Album review: Commune by Goat

Goat Commune

Goat Commune - Credit: Archant

Whether you believe it or not, the whole shtick behind Goat is so gloriously well-realised that it could easily make their songs feel like an afterthought.

As legend has it, the mysterious group hail from the small village of Korpilombolo in northern Sweden. Centuries ago, a group of fleeing inhabitants placed a curse on the town; one which today continues to inform the generational, psychedelic world music of the band’s current incarnation.
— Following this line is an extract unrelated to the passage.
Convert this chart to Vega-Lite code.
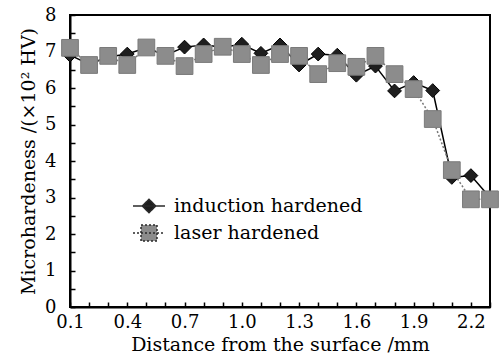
{
  "$schema": "https://vega.github.io/schema/vega-lite/v6.json",
  "width": 420,
  "height": 292,
  "autosize": {"type": "none"},
  "padding": {"left": 70, "top": 15, "right": 10, "bottom": 53},
  "background": "white",
  "config": {
    "view": {"stroke": "black", "strokeWidth": 2},
    "font": "DejaVu Serif",
    "axis": {
      "grid": false,
      "domainColor": "black",
      "domainWidth": 2,
      "tickColor": "black",
      "tickWidth": 1.5,
      "labelFont": "DejaVu Serif",
      "titleFont": "DejaVu Serif",
      "labelFontSize": 18,
      "titleFontSize": 19,
      "labelColor": "black",
      "titleColor": "black",
      "titleFontWeight": "normal",
      "labelOverlap": false,
      "labelFlush": false
    }
  },
  "resolve": {
    "axis": {"x": "independent", "y": "independent"}
  },
  "data": {
    "values": [
      {"x": 0.1, "y": 6.9, "series": "induction hardened"},
      {"x": 0.2, "y": 6.65, "series": "induction hardened"},
      {"x": 0.3, "y": 6.85, "series": "induction hardened"},
      {"x": 0.4, "y": 6.93, "series": "induction hardened"},
      {"x": 0.5, "y": 7.1, "series": "induction hardened"},
      {"x": 0.6, "y": 6.9, "series": "induction hardened"},
      {"x": 0.7, "y": 7.12, "series": "induction hardened"},
      {"x": 0.8, "y": 7.18, "series": "induction hardened"},
      {"x": 0.9, "y": 7.12, "series": "induction hardened"},
      {"x": 1.0, "y": 7.2, "series": "induction hardened"},
      {"x": 1.1, "y": 6.95, "series": "induction hardened"},
      {"x": 1.2, "y": 7.18, "series": "induction hardened"},
      {"x": 1.3, "y": 6.63, "series": "induction hardened"},
      {"x": 1.4, "y": 6.93, "series": "induction hardened"},
      {"x": 1.5, "y": 6.9, "series": "induction hardened"},
      {"x": 1.6, "y": 6.35, "series": "induction hardened"},
      {"x": 1.7, "y": 6.6, "series": "induction hardened"},
      {"x": 1.8, "y": 5.92, "series": "induction hardened"},
      {"x": 1.9, "y": 6.15, "series": "induction hardened"},
      {"x": 2.0, "y": 5.93, "series": "induction hardened"},
      {"x": 2.1, "y": 3.55, "series": "induction hardened"},
      {"x": 2.2, "y": 3.6, "series": "induction hardened"},
      {"x": 2.3, "y": 3.0, "series": "induction hardened"},
      {"x": 0.1, "y": 7.1, "series": "laser hardened"},
      {"x": 0.2, "y": 6.63, "series": "laser hardened"},
      {"x": 0.3, "y": 6.88, "series": "laser hardened"},
      {"x": 0.4, "y": 6.63, "series": "laser hardened"},
      {"x": 0.5, "y": 7.11, "series": "laser hardened"},
      {"x": 0.6, "y": 6.88, "series": "laser hardened"},
      {"x": 0.7, "y": 6.6, "series": "laser hardened"},
      {"x": 0.8, "y": 6.93, "series": "laser hardened"},
      {"x": 0.9, "y": 7.13, "series": "laser hardened"},
      {"x": 1.0, "y": 6.93, "series": "laser hardened"},
      {"x": 1.1, "y": 6.63, "series": "laser hardened"},
      {"x": 1.2, "y": 6.93, "series": "laser hardened"},
      {"x": 1.3, "y": 6.88, "series": "laser hardened"},
      {"x": 1.4, "y": 6.38, "series": "laser hardened"},
      {"x": 1.5, "y": 6.68, "series": "laser hardened"},
      {"x": 1.6, "y": 6.58, "series": "laser hardened"},
      {"x": 1.7, "y": 6.88, "series": "laser hardened"},
      {"x": 1.8, "y": 6.38, "series": "laser hardened"},
      {"x": 1.9, "y": 5.97, "series": "laser hardened"},
      {"x": 2.0, "y": 5.15, "series": "laser hardened"},
      {"x": 2.1, "y": 3.75, "series": "laser hardened"},
      {"x": 2.2, "y": 2.95, "series": "laser hardened"},
      {"x": 2.3, "y": 2.95, "series": "laser hardened"}
    ]
  },
  "encoding": {
    "x": {"field": "x", "type": "quantitative", "scale": {"domain": [0.1, 2.3], "nice": false, "zero": false}, "axis": null},
    "y": {"field": "y", "type": "quantitative", "scale": {"domain": [0, 8], "nice": false}, "axis": null}
  },
  "layer": [
    {
      "transform": [{"filter": "datum.series == 'induction hardened'"}],
      "mark": {"type": "line", "color": "black", "strokeWidth": 1.5},
      "encoding": {
        "x": {
          "field": "x", "type": "quantitative",
          "scale": {"domain": [0.1, 2.3], "nice": false, "zero": false},
          "axis": {
            "orient": "bottom",
            "title": "Distance from the surface /mm",
            "values": [0.1, 0.4, 0.7, 1.0, 1.3, 1.6, 1.9, 2.2],
            "format": ".1f",
            "ticks": false,
            "labelPadding": 6,
            "titlePadding": 4
          }
        },
        "y": {
          "field": "y", "type": "quantitative",
          "scale": {"domain": [0, 8], "nice": false},
          "axis": {
            "orient": "left",
            "title": "Microhardeness /(×10² HV)",
            "values": [0, 1, 2, 3, 4, 5, 6, 7, 8],
            "format": "d",
            "ticks": false,
            "labelPadding": 14,
            "titlePadding": 6
          }
        }
      }
    },
    {
      "transform": [{"filter": "datum.series == 'laser hardened'"}],
      "mark": {"type": "line", "color": "#777777", "strokeWidth": 1.5, "strokeDash": [2, 2]},
      "encoding": {
        "x": {
          "field": "x", "type": "quantitative",
          "scale": {"domain": [0.1, 2.3], "nice": false, "zero": false},
          "axis": {
            "orient": "bottom",
            "title": null,
            "values": [0.1,0.2,0.3,0.4,0.5,0.6,0.7,0.8,0.9,1.0,1.1,1.2,1.3,1.4,1.5,1.6,1.7,1.8,1.9,2.0,2.1,2.2,2.3],
            "labels": false,
            "domain": false,
            "offset": -5,
            "tickSize": 5
          }
        },
        "y": {
          "field": "y", "type": "quantitative",
          "scale": {"domain": [0, 8], "nice": false},
          "axis": {
            "orient": "left",
            "title": null,
            "values": [0,0.5,1,1.5,2,2.5,3,3.5,4,4.5,5,5.5,6,6.5,7,7.5,8],
            "labels": false,
            "domain": false,
            "offset": -5,
            "tickSize": 5
          }
        }
      }
    },
    {
      "transform": [{"filter": "datum.series == 'induction hardened'"}],
      "mark": {"type": "point", "shape": "diamond", "filled": true, "size": 190, "fill": "#1e1e1e", "stroke": "black", "strokeWidth": 1, "opacity": 1}
    },
    {
      "transform": [{"filter": "datum.series == 'laser hardened'"}],
      "mark": {"type": "point", "shape": "square", "filled": true, "size": 280, "fill": "#8c8c8c", "stroke": "#7a7a7a", "strokeWidth": 1, "opacity": 1}
    },
    {
      "transform": [{"filter": "datum.y < -100"}],
      "mark": {"type": "point", "filled": true, "opacity": 1, "strokeWidth": 1.5},
      "encoding": {
        "color": {
          "field": "series",
          "type": "nominal",
          "scale": {"domain": ["induction hardened", "laser hardened"], "range": ["#1e1e1e", "#8c8c8c"]},
          "legend": {
            "orient": "none",
            "legendX": 62,
            "legendY": 174,
            "padding": 0,
            "title": null,
            "symbolSize": 1024,
            "symbolStrokeWidth": 1.5,
            "symbolStrokeColor": "#2a2a2a",
            "labelFont": "DejaVu Serif",
            "labelFontSize": 19,
            "labelColor": "black",
            "labelOffset": 8,
            "rowPadding": -1,
            "labelLimit": 400,
            "encode": {
              "symbols": {
                "enter": {
                  "stroke": {"scale": "color", "field": "value"},
                  "strokeDash": {"scale": "strokeDash", "field": "value"},
                  "strokeWidth": {"value": 1.5}
                },
                "update": {
                  "stroke": {"scale": "color", "field": "value"},
                  "strokeDash": {"scale": "strokeDash", "field": "value"},
                  "strokeWidth": {"value": 1.5}
                }
              }
            }
          }
        },
        "shape": {
          "field": "series",
          "type": "nominal",
          "scale": {
            "domain": ["induction hardened", "laser hardened"],
            "range": [
              "M-1,0L1,0M0,-0.42L0.42,0L0,0.42L-0.42,0Z",
              "M-1,0L1,0M-0.5,-0.5L0.5,-0.5L0.5,0.5L-0.5,0.5Z"
            ]
          },
          "legend": null
        },
        "strokeDash": {
          "field": "series",
          "type": "nominal",
          "scale": {"domain": ["induction hardened", "laser hardened"], "range": [[1, 0], [2, 2]]},
          "legend": null
        }
      }
    }
  ]
}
A quick bit of research struggles to find any evidence of this outside the words of Goat themselves, but frankly who cares? Their colourful, voodoo-baiting aesthetic perfectly complements the sounds that were fleshed out on much-lauded debut, World Music, in the latter stages of 2012; sounds that they’ve continued to hone in new record, Commune.

Opener Talk To God is amongst the longest songs on the album - which otherwise is very disgestible in length - but its hypnotic Eastern guitar refrain immediately throws you into the tribal history they’ve contemporised through sqealing distortion and delay pedals.

The Light Within continues such a fine balancing act with soft, instinctive percussion, before To Travel The Path Unknown darkens events with harmonising windpipes bringing to mind the menace of a witch doctor’s curse still whistling through the village air.

The raw drive of Goat is reminiscent of Beat Happening. They invite you a club that initially seems strange and cultish, but suddenly it tranforms into something warm, familiar and full of blinding energy.